European fixtures, particularly in the Premier League and Champions League, attract enormous global betting volume, making markets significantly more efficient. The odds on a Manchester City home game have been shaped by millions of bets and sophisticated modelling. Finding consistent value there requires specialist knowledge most recreational bettors don’t have on a Tuesday night.

This doesn’t mean avoiding European football entirely. It means adjusting your expectations depending on which environment you’re operating in. For high-volume European fixtures, lower stakes and more selective bets. For KPL, where your knowledge genuinely exceeds the market’s, there’s a reasonable case for slightly more conviction — though always within your staking structure.

The Patterns That Consistently Drain Bankrolls Over Time

Beyond individual mistakes, there are behavioural patterns that repeat across losing bettors consistently enough to name directly. The first is recovery betting — placing a larger-than-usual stake after a loss to recoup the deficit quickly. It breaks the staking structure entirely and usually accelerates losses rather than reversing them.

The second is market-hopping without reason. A bettor starts the week focused on Over/Under markets, then switches to correct score or first goalscorer just to get action on a game that doesn’t fit their usual logic. The switch is driven by wanting to bet, not by having relevant knowledge for that market.

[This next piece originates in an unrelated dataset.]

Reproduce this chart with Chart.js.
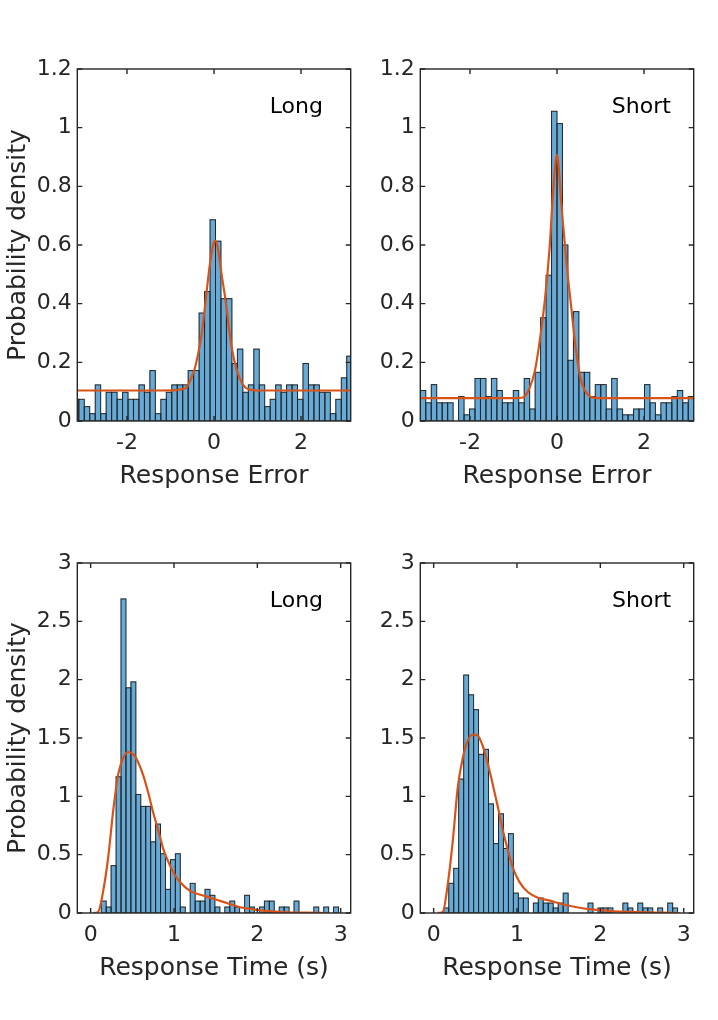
<!DOCTYPE html>
<html>
<head>
<meta charset="utf-8">
<script src="https://cdn.jsdelivr.net/npm/chart.js@4.4.1/dist/chart.umd.min.js"></script>
<style>
html,body{margin:0;padding:0;background:#ffffff;width:718px;height:1020px;overflow:hidden;}
canvas{position:absolute;}
</style>
</head>
<body>
<canvas id="cTL" width="370" height="470" style="left:0px;top:40px"></canvas>
<canvas id="cTR" width="370" height="470" style="left:343px;top:40px"></canvas>
<canvas id="cBL" width="370" height="468" style="left:0px;top:534px"></canvas>
<canvas id="cBR" width="370" height="468" style="left:343px;top:534px"></canvas>
<script>
// ---------- tick labels ----------
const errTicks = [-2, 0, 2];
const errDensityTicks = [0, 0.2, 0.4, 0.6, 0.8, 1, 1.2];
const rtTicks = [0, 1, 2, 3];
const rtDensityTicks = [0, 0.5, 1, 1.5, 2, 2.5, 3];

// ---------- Response error, Long ----------
const longErrBins = [-3.170,-3.044,-2.919,-2.793,-2.667,-2.542,-2.416,-2.290,-2.165,-2.039,-1.913,-1.788,-1.662,-1.536,-1.411,-1.285,-1.159,-1.034,-0.908,-0.782,-0.657,-0.531,-0.405,-0.280,-0.154,-0.028,0.097,0.223,0.349,0.474,0.600,0.726,0.851,0.977,1.103,1.228,1.354,1.480,1.605,1.731,1.857,1.982,2.108,2.234,2.359,2.485,2.611,2.736,2.862,2.988,3.113];
const longErrDensity = [0.074,0.074,0.049,0.025,0.123,0.025,0.098,0.098,0.074,0.098,0.074,0.074,0.123,0.098,0.172,0.025,0.074,0.098,0.123,0.123,0.123,0.172,0.172,0.368,0.441,0.686,0.613,0.417,0.417,0.196,0.245,0.098,0.123,0.245,0.123,0.049,0.074,0.123,0.098,0.123,0.123,0.074,0.196,0.123,0.123,0.098,0.098,0.025,0.074,0.147,0.221];
const longErrFitX = [-3.1416,-1.2,-0.9,-0.75,-0.63,-0.5,-0.44,-0.35,-0.28,-0.17,-0.09,0.0,0.03,0.1,0.154,0.276,0.35,0.407,0.53,0.66,0.79,1.0,3.1416];
const longErrFitY = [0.104,0.104,0.105,0.108,0.115,0.155,0.18,0.24,0.30,0.44,0.54,0.61,0.615,0.58,0.52,0.40,0.31,0.25,0.17,0.125,0.108,0.104,0.104];

// ---------- Response error, Short ----------
const shortErrBins = [-3.079,-2.953,-2.827,-2.702,-2.576,-2.450,-2.325,-2.199,-2.073,-1.948,-1.822,-1.696,-1.571,-1.445,-1.319,-1.194,-1.068,-0.942,-0.817,-0.691,-0.565,-0.440,-0.314,-0.188,-0.063,0.063,0.188,0.314,0.440,0.565,0.691,0.817,0.942,1.068,1.194,1.319,1.445,1.571,1.696,1.822,1.948,2.073,2.199,2.325,2.450,2.576,2.702,2.827,2.953,3.079];
const shortErrDensity = [0.104,0.062,0.124,0.062,0.062,0.062,0,0.083,0.021,0.041,0.145,0.145,0.083,0.145,0.104,0.062,0.062,0.104,0.062,0.145,0.041,0.166,0.352,0.497,1.056,1.014,0.600,0.207,0.373,0.166,0.166,0.083,0.124,0.124,0.041,0.145,0.041,0.021,0.021,0.041,0.041,0.124,0.062,0.021,0.062,0.062,0.083,0.104,0.062,0.083];
const shortErrFitX = [-3.1416,-1.0,-0.78,-0.63,-0.51,-0.40,-0.28,-0.17,-0.09,0.0,0.1,0.21,0.33,0.44,0.56,0.71,0.87,1.1,3.1416];
const shortErrFitY = [0.078,0.078,0.080,0.113,0.17,0.27,0.41,0.59,0.78,0.907,0.74,0.55,0.384,0.237,0.135,0.09,0.079,0.078,0.078];

// ---------- Response time, Long ----------
const longRtBins = [0.157,0.216,0.275,0.335,0.394,0.453,0.513,0.572,0.631,0.690,0.750,0.809,0.868,0.928,0.987,1.046,1.106,1.165,1.224,1.284,1.343,1.402,1.461,1.521,1.580,1.639,1.699,1.758,1.817,1.877,1.936,1.995,2.055,2.114,2.173,2.232,2.292,2.351,2.410,2.470,2.529,2.588,2.648,2.707,2.766,2.826,2.885,2.944];
const longRtDensity = [0.102,0.051,0.406,1.168,2.692,1.930,1.981,1.016,0.914,0.914,0.610,0.762,0.508,0.203,0.457,0.508,0.051,0,0.254,0.102,0.102,0.203,0.152,0.051,0,0.051,0.102,0.051,0,0.152,0.051,0,0.051,0.102,0.102,0,0.051,0.051,0,0.102,0,0,0,0.051,0,0.051,0,0.051];
const longRtFitX = [0.03,0.09,0.151,0.211,0.271,0.331,0.391,0.451,0.511,0.571,0.631,0.691,0.751,0.811,0.871,0.931,0.991,1.072,1.192,1.372,1.572,1.771,1.972,2.172,2.368,2.572,2.85];
const longRtFitY = [0,0.01,0.19,0.48,0.88,1.19,1.33,1.38,1.36,1.29,1.18,1.03,0.86,0.71,0.55,0.44,0.35,0.265,0.19,0.145,0.10,0.054,0.029,0.014,0.006,0.003,0];

// ---------- Response time, Short ----------
const shortRtBins = [0.151,0.211,0.270,0.330,0.390,0.450,0.509,0.569,0.629,0.688,0.748,0.808,0.867,0.927,0.987,1.047,1.106,1.166,1.226,1.285,1.345,1.405,1.464,1.524,1.584,1.644,1.703,1.763,1.823,1.882,1.942,2.002,2.061,2.121,2.181,2.241,2.300,2.360,2.420,2.479,2.539,2.599,2.658,2.718,2.778,2.838,2.897];
const shortRtDensity = [0.043,0.255,0.383,1.148,2.040,1.870,1.743,1.360,1.403,0.935,0.595,0.850,0.553,0.680,0.170,0.128,0.128,0,0.085,0.128,0.085,0.085,0.043,0.085,0.170,0,0,0,0,0.085,0,0.043,0.043,0.043,0,0,0.085,0.043,0,0.085,0.043,0.043,0,0.043,0,0.085,0.043];
const shortRtFitX = [0.05,0.11,0.17,0.23,0.29,0.35,0.41,0.47,0.53,0.59,0.65,0.71,0.77,0.83,0.89,0.95,1.03,1.13,1.25,1.37,1.57,1.77,1.97,2.17,2.37,2.57,2.73,2.95];
const shortRtFitY = [0,0.01,0.25,0.62,1.08,1.33,1.48,1.53,1.52,1.43,1.28,1.10,0.91,0.71,0.54,0.39,0.265,0.18,0.13,0.11,0.071,0.043,0.026,0.014,0.009,0.005,0.003,0];

// ---------- text ----------
const panelNames = ['Long', 'Short', 'Long', 'Short'];
const xTitles = ['Response Error', 'Response Error', 'Response Time (s)', 'Response Time (s)'];
const yTitle = 'Probability density';

// ---------- styles ----------
const FONT = 'DejaVu Sans';
const INK = '#262626';
const BAR_FILL = '#66AAD7';
const FIT_COLOR = '#D95319';
Chart.defaults.font.family = FONT;

const framePlugin = {
  id: 'frame',
  afterDatasetDraw(chart, args) {
    if (args.meta.type !== 'bar') return;
    const {ctx, chartArea: a} = chart;
    ctx.save();
    ctx.beginPath();
    ctx.rect(a.left, a.top, a.right - a.left, a.bottom - a.top);
    ctx.clip();
    ctx.strokeStyle = INK;
    ctx.lineWidth = 1;
    args.meta.data.forEach(el => {
      const p = el.getProps(['x', 'y', 'base', 'width'], true);
      const h = p.base - p.y;
      if (h > 0.5) ctx.strokeRect(p.x - p.width / 2, p.y, p.width, h);
    });
    ctx.restore();
  },
  afterDatasetsDraw(chart, args, opts) {
    const {ctx, chartArea: a, scales} = chart;
    const tl = 5;
    ctx.save();
    ctx.strokeStyle = INK;
    ctx.lineWidth = 1.4;
    ctx.beginPath();
    scales.x.ticks.forEach(t => {
      const px = scales.x.getPixelForValue(t.value);
      ctx.moveTo(px, a.bottom); ctx.lineTo(px, a.bottom - tl);
      ctx.moveTo(px, a.top); ctx.lineTo(px, a.top + tl);
    });
    scales.y.ticks.forEach(t => {
      const py = scales.y.getPixelForValue(t.value);
      ctx.moveTo(a.left, py); ctx.lineTo(a.left + tl, py);
      ctx.moveTo(a.right, py); ctx.lineTo(a.right - tl, py);
    });
    ctx.stroke();
    ctx.strokeRect(a.left, a.top, a.right - a.left, a.bottom - a.top);
    ctx.fillStyle = '#000000';
    ctx.font = '22px "' + FONT + '"';
    ctx.textAlign = 'left';
    ctx.textBaseline = 'middle';
    ctx.fillText(opts.label, scales.x.getPixelForValue(opts.labelX), scales.y.getPixelForValue(opts.labelY));
    ctx.restore();
  }
};

function makePanel(id, p) {
  new Chart(document.getElementById(id), {
    type: 'bar',
    data: {
      datasets: [
        {
          type: 'line', order: 0,
          data: p.fitX.map((x, i) => ({x: x, y: p.fitY[i]})),
          borderColor: FIT_COLOR, borderWidth: 2.2, pointRadius: 0,
          cubicInterpolationMode: 'monotone', fill: false, clip: 0
        },
        {
          type: 'bar', order: 1,
          data: p.bins.map((x, i) => ({x: x, y: p.dens[i]})),
          backgroundColor: BAR_FILL, borderWidth: 0,
          barPercentage: 1, categoryPercentage: 1, grouped: false, clip: 0
        }
      ]
    },
    options: {
      responsive: false, animation: false, devicePixelRatio: 1,
      layout: {padding: {top: 29, right: 19.3, left: 0, bottom: 0}},
      plugins: {
        legend: {display: false}, tooltip: {enabled: false},
        frame: {label: p.label, labelX: p.labelX, labelY: p.labelY}
      },
      scales: {
        x: {
          type: 'linear', min: p.xMin, max: p.xMax, offset: false,
          grid: {display: false, drawTicks: false, offset: false},
          border: {display: false},
          afterBuildTicks: s => { s.ticks = p.xTicks.map(v => ({value: v})); },
          afterFit: s => { s.height = 89; },
          ticks: {font: {size: 22}, color: INK, padding: 9, maxRotation: 0, autoSkip: false, callback: v => String(v)},
          title: {display: true, text: p.xTitle, font: {size: 25}, color: INK, padding: {top: 0, bottom: 19}}
        },
        y: {
          type: 'linear', min: p.yMin, max: p.yMax,
          grid: {display: false, drawTicks: false},
          border: {display: false},
          afterBuildTicks: s => { s.ticks = p.yTicks.map(v => ({value: v})); },
          afterFit: s => { s.width = 77.3; },
          ticks: {font: {size: 22}, color: INK, padding: 5.6, autoSkip: false, callback: v => String(v)},
          title: {display: p.showYTitle, text: yTitle, font: {size: 25}, color: INK, padding: {top: 3.5, bottom: 0}}
        }
      }
    },
    plugins: [framePlugin]
  });
}

makePanel('cTL', {bins: longErrBins, dens: longErrDensity, fitX: longErrFitX, fitY: longErrFitY,
  xMin: -3.1416, xMax: 3.1416, yMin: 0, yMax: 1.2, xTicks: errTicks, yTicks: errDensityTicks,
  xTitle: xTitles[0], showYTitle: true, label: panelNames[0], labelX: 1.28, labelY: 1.07});
makePanel('cTR', {bins: shortErrBins, dens: shortErrDensity, fitX: shortErrFitX, fitY: shortErrFitY,
  xMin: -3.1416, xMax: 3.1416, yMin: 0, yMax: 1.2, xTicks: errTicks, yTicks: errDensityTicks,
  xTitle: xTitles[1], showYTitle: false, label: panelNames[1], labelX: 1.26, labelY: 1.07});
makePanel('cBL', {bins: longRtBins, dens: longRtDensity, fitX: longRtFitX, fitY: longRtFitY,
  xMin: -0.16, xMax: 3.12, yMin: 0, yMax: 3, xTicks: rtTicks, yTicks: rtDensityTicks,
  xTitle: xTitles[2], showYTitle: true, label: panelNames[2], labelX: 2.15, labelY: 2.675});
makePanel('cBR', {bins: shortRtBins, dens: shortRtDensity, fitX: shortRtFitX, fitY: shortRtFitY,
  xMin: -0.16, xMax: 3.12, yMin: 0, yMax: 3, xTicks: rtTicks, yTicks: rtDensityTicks,
  xTitle: xTitles[3], showYTitle: false, label: panelNames[3], labelX: 2.14, labelY: 2.675});
</script>
</body>
</html>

  • Placing bets to recover losses rather than because the value is genuinely there
  • Switching markets based on availability rather than knowledge
  • Adding accumulator selections to increase return without reassessing overall probability
  • Treating pre-match analysis as optional when a fixture feels obvious
  • Betting on matches you haven’t followed simply because the odds look attractive

Each pattern shares the same root: the decision is driven by the desire for a specific outcome rather than a structured process. Recognising them honestly in your own betting history is where genuine improvement begins.

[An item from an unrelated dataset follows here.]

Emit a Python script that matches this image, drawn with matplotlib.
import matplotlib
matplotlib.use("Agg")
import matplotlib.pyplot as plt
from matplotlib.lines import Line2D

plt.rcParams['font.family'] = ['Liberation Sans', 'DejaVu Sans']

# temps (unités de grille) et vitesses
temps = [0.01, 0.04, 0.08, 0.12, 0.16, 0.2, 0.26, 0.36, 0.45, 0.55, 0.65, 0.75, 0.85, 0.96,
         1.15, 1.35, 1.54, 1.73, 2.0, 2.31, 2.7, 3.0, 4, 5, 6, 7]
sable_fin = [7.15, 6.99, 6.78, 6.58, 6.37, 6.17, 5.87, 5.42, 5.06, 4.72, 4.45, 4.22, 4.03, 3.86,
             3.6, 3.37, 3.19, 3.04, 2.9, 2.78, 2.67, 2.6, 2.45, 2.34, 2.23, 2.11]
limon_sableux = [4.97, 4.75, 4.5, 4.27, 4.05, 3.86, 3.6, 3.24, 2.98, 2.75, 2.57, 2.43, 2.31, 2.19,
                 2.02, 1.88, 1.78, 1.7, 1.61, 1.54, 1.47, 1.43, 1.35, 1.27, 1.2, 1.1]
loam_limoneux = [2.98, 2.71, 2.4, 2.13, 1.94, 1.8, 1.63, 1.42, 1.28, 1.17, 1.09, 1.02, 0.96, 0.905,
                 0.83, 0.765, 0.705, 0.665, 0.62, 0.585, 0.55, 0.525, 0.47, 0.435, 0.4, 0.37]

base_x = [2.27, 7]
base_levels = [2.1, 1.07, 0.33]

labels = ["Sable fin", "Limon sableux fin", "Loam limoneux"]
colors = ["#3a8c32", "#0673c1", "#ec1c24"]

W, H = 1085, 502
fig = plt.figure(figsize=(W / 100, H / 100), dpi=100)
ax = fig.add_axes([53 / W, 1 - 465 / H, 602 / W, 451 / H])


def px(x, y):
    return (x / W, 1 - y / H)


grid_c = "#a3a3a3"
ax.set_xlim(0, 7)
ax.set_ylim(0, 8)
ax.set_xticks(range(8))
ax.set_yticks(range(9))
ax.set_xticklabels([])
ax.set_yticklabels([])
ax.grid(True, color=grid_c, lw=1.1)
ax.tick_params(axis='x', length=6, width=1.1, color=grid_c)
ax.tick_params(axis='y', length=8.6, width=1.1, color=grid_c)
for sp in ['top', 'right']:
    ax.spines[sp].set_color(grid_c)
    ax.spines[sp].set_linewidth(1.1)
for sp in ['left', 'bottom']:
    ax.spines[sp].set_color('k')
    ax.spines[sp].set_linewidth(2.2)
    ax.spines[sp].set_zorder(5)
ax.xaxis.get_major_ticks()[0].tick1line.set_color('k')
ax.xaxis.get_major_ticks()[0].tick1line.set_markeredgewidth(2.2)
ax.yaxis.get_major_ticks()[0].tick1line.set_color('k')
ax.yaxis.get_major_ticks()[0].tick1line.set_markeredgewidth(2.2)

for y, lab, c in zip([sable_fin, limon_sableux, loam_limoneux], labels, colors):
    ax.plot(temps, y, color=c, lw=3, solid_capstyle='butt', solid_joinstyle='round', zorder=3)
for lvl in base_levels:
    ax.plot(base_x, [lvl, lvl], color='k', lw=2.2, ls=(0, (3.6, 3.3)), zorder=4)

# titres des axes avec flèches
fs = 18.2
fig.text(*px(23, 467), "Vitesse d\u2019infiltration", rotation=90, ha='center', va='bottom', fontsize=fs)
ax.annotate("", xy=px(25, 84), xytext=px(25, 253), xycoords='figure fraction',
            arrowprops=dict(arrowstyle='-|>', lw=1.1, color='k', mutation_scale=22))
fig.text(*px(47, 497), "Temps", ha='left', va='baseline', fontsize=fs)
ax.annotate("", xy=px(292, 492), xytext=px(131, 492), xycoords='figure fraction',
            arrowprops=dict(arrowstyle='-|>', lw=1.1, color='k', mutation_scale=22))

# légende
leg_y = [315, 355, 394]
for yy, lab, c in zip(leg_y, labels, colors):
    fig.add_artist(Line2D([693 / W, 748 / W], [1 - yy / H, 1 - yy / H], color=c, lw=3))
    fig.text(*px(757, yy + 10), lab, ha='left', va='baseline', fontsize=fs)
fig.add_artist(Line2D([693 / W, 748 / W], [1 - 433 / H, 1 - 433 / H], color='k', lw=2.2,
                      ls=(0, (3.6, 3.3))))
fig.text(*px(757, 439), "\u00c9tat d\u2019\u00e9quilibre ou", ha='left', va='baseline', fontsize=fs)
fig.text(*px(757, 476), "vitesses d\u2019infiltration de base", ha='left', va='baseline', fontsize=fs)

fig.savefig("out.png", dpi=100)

Building a Framework You’ll Actually Use on Saturday Afternoon

Everything in this guide only works if it becomes habit rather than a checklist you consult once and abandon. Bettors who improve over time aren’t necessarily smarter about football — they’re more consistent about process. They ask the same questions before every bet, keep records of why they made each decision, and review those records without flinching when results don’t go their way.

A practical starting point: before placing any bet this week, write down three things — which market you’re using and why, what specific information justifies the stake, and what your unit size is relative to your current bankroll. That exercise alone eliminates a significant portion of bets that had no business being placed.

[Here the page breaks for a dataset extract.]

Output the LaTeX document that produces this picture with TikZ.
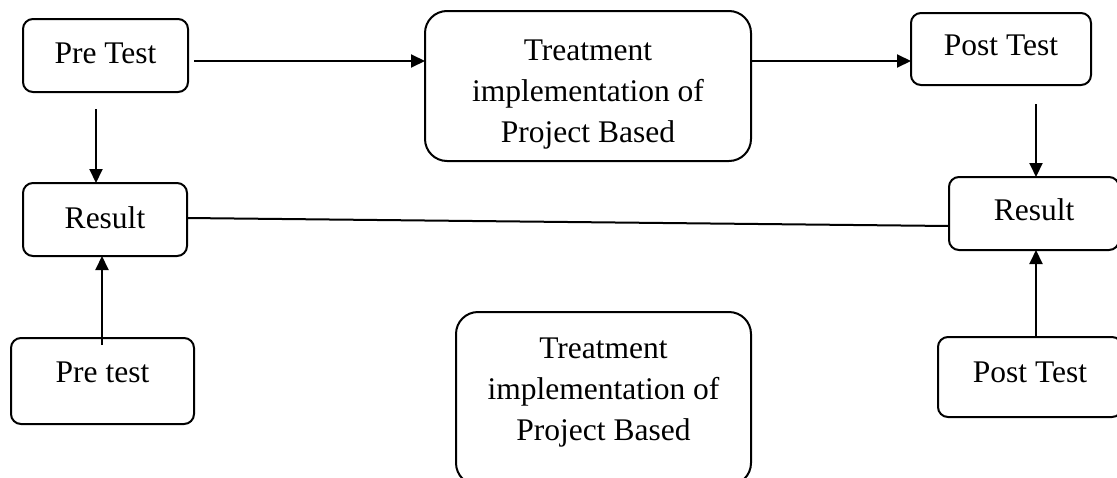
\documentclass[tikz,border=0pt]{standalone}
\usepackage{fontspec}
\setmainfont{Liberation Serif}
\usetikzlibrary{arrows.meta}
\tikzset{
  box/.style={draw, line width=2pt, rounded corners=10pt, inner sep=0pt, outer sep=0pt, anchor=base},
  bigbox/.style={box, rounded corners=22pt},
  arr/.style={line width=2pt, -{Triangle[length=14pt,width=13pt]}},
  ln/.style={line width=2pt}
}
\begin{document}
\begin{tikzpicture}[x=1pt, y=-1pt, font=\fontsize{31.5}{41}\selectfont]
\useasboundingbox (0,0) rectangle (1117,477);
\clip (0,0) rectangle (1117,477);
\node[box, minimum width=165pt, text height=44pt, text depth=29pt] (pretest) at (105.5,63) {Pre Test};
\node[box, minimum width=164pt, text height=45pt, text depth=28pt] (result1) at (105,228) {Result};
\node[box, minimum width=183pt, text height=44pt, text depth=42pt] (pretest2) at (102.5,382) {Pre test};
\node[box, minimum width=180pt, text height=42pt, text depth=30pt] (posttest) at (1001,55) {Post Test};
\node[box, minimum width=170pt, text height=43pt, text depth=30pt] (result2) at (1034,220) {Result};
\node[box, minimum width=184pt, text height=45pt, text depth=35pt] (posttest2) at (1030,382) {Post Test};
\node[bigbox, minimum width=326pt, text height=131pt, text depth=19pt] (treat1) at (588,142)
  {\begin{tabular}[b]{@{}c@{}}Treatment\\implementation of\\Project Based\end{tabular}};
\node[bigbox, minimum width=295pt, text height=128pt, text depth=45pt] (treat2) at (603.5,440)
  {\begin{tabular}[b]{@{}c@{}}Treatment\\implementation of\\Project Based\end{tabular}};

\coordinate (a1) at ([xshift=6pt,yshift=-5.5pt]pretest.east);
\draw[arr] (a1) -- (a1 -| treat1.west);
\coordinate (a2) at ([yshift=-12pt]posttest.west);
\draw[arr] (a2 -| treat1.east) -- (a2);
\coordinate (a3) at ([xshift=-9.5pt,yshift=-17pt]pretest.south);
\draw[arr] (a3) -- (a3 |- result1.north);
\coordinate (a4) at ([xshift=35pt,yshift=-19pt]posttest.south);
\draw[arr] (a4) -- (a4 |- result2.north);
\draw[ln] ([yshift=1.5pt]result1.east) -- ([yshift=-12.5pt]result2.west);
\coordinate (a5) at ([xshift=-0.5pt,yshift=-7pt]pretest2.north);
\draw[arr] (a5) -- (a5 |- result1.south);
\coordinate (a6) at ([xshift=6pt]posttest2.north);
\draw[arr] (a6) -- (a6 |- result2.south);
\end{tikzpicture}
\end{document}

For Kenyan bettors specifically, the KPL is an underused resource. It’s not glamorous the way a Saturday Premier League slate is, but it’s a market where genuine local knowledge still carries weight. Following it seriously — team news, managerial decisions, fixture congestion — builds contextual understanding that translates into better selections over the long run.

Also worth doing immediately: separate your accumulator budget from your single-bet budget entirely. If you want to build a three-team accumulator for the enjoyment of a watching weekend, that’s a reasonable use of a smaller, ring-fenced amount. But it should never come at the cost of your structured single bets, which is where any sustainable edge actually develops.

Betting on football can be genuinely engaging when it’s structured rather than reactive. The difference between a bettor who drifts through seasons wondering where the money went and one who builds slow, measurable improvement is almost never the quality of their football knowledge. It’s whether they decided to treat their decisions as decisions, rather than impulses dressed up as analysis. That shift is available to anyone willing to make it — and it costs nothing except honesty.